# 4-H gal from New Mexico



## kayshowgoats (Feb 16, 2013)

Hello,

My daughter, Kay, is 13 and shows her goats at our local county fair. Last year was the first year that she began showing her own goats (we had bought a doe for her to show the year before). 

We learn more and more about goats each day -- and as we do that, we have more and more questions. I finally decided to join this bb in order to post some of our questions.

Kim


----------



## StaceyRosado (Oct 5, 2007)

welcome :wave:


----------



## ksalvagno (Oct 6, 2009)

:welcome:


----------



## serenityfarmnm (Jan 6, 2013)

I get excited everytime I see another New Mexican! Where abouts??

:stars::welcome:


----------



## kayshowgoats (Feb 16, 2013)

We live in the Heart of New Mexico -- in Torrance County. 

Off topic, but I have to tell you that your signature caught my eye. My older son had three strokes (very mild ones, thank you God) at the age of 7. 

Kim


----------



## serenityfarmnm (Jan 6, 2013)

kayshowgoats said:


> We live in the Heart of New Mexico -- in Torrance County.
> 
> Off topic, but I have to tell you that your signature caught my eye. My older son had three strokes (very mild ones, thank you God) at the age of 7.
> 
> Kim


WoW!! So glad he is ok? Did they figure out why? How old is he now?

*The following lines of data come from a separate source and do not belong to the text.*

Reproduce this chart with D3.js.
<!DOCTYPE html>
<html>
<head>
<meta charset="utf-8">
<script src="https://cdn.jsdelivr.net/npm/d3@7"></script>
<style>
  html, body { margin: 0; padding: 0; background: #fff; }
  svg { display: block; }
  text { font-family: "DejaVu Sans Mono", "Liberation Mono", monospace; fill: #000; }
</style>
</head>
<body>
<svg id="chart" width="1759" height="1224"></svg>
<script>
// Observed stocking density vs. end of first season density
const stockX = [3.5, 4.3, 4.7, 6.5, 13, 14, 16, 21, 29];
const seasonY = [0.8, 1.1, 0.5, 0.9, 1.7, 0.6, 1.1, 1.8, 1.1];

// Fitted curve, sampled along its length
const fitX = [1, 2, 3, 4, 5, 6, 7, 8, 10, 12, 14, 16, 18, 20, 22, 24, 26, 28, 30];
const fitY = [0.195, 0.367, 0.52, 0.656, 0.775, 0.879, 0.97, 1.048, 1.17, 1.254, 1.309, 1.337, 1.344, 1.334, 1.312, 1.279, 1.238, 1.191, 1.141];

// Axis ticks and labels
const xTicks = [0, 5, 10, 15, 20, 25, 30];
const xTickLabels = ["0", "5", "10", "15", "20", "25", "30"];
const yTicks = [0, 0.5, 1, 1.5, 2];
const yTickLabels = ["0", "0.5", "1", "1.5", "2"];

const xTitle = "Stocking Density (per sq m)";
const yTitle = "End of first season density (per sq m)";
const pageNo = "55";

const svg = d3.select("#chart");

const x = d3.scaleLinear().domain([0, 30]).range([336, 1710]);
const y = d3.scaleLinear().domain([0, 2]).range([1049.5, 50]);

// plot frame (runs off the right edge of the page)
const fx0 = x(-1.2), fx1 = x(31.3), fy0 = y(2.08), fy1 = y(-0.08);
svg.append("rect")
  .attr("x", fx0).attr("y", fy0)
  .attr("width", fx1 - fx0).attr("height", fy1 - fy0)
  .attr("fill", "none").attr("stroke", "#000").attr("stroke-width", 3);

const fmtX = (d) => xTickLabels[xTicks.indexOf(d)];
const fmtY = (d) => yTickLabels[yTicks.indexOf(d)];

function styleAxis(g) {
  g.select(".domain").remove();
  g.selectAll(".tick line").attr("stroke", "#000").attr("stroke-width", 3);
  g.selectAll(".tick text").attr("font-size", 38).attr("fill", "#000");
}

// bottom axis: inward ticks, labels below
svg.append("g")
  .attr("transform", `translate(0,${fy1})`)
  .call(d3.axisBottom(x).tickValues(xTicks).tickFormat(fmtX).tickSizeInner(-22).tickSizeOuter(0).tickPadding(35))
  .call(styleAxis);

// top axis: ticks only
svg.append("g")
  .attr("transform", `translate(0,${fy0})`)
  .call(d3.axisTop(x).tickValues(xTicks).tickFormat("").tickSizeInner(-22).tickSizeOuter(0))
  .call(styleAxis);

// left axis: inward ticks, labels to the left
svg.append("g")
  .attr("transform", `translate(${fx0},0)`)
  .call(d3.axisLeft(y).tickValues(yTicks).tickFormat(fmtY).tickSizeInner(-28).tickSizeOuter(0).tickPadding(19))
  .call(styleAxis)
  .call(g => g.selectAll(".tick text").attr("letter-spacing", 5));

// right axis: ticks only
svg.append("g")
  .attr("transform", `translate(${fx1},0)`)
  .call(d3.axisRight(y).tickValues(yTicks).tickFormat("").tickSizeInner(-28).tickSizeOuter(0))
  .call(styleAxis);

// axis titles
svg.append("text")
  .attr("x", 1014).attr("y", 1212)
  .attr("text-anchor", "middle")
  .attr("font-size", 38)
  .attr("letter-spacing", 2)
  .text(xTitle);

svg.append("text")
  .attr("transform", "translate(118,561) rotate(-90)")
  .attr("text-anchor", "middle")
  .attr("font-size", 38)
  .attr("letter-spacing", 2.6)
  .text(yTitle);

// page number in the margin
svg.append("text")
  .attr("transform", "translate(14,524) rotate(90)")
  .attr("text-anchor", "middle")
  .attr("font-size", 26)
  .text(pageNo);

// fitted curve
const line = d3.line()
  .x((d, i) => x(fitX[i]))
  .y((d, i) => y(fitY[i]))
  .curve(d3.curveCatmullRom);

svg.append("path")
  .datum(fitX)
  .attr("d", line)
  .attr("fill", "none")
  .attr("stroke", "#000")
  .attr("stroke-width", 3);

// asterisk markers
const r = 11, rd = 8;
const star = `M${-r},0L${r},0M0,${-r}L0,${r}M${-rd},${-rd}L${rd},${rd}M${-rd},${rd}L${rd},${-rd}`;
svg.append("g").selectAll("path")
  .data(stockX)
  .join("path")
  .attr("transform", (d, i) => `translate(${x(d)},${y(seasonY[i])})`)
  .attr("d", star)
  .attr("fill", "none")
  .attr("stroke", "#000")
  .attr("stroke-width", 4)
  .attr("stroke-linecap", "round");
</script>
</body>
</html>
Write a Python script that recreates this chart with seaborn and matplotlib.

We are about 20m outside of T or C in Caballo... My avatar is my front yard view, we've only been in NM for 3 months but LOVE it!!


----------



## kayshowgoats (Feb 16, 2013)

He is great! He is now 20, graduated from high school. Tried college, but a little slow to mature. Can't complain since he is so healthy. 

We have a view of the Sandias & the Manzanos to our west. We have lived here for 22 years ... hubbie was born & raised. I refer to myself as an "import". We love it too. In fact, my sister has recently followed me.

What type of goats do you have?


----------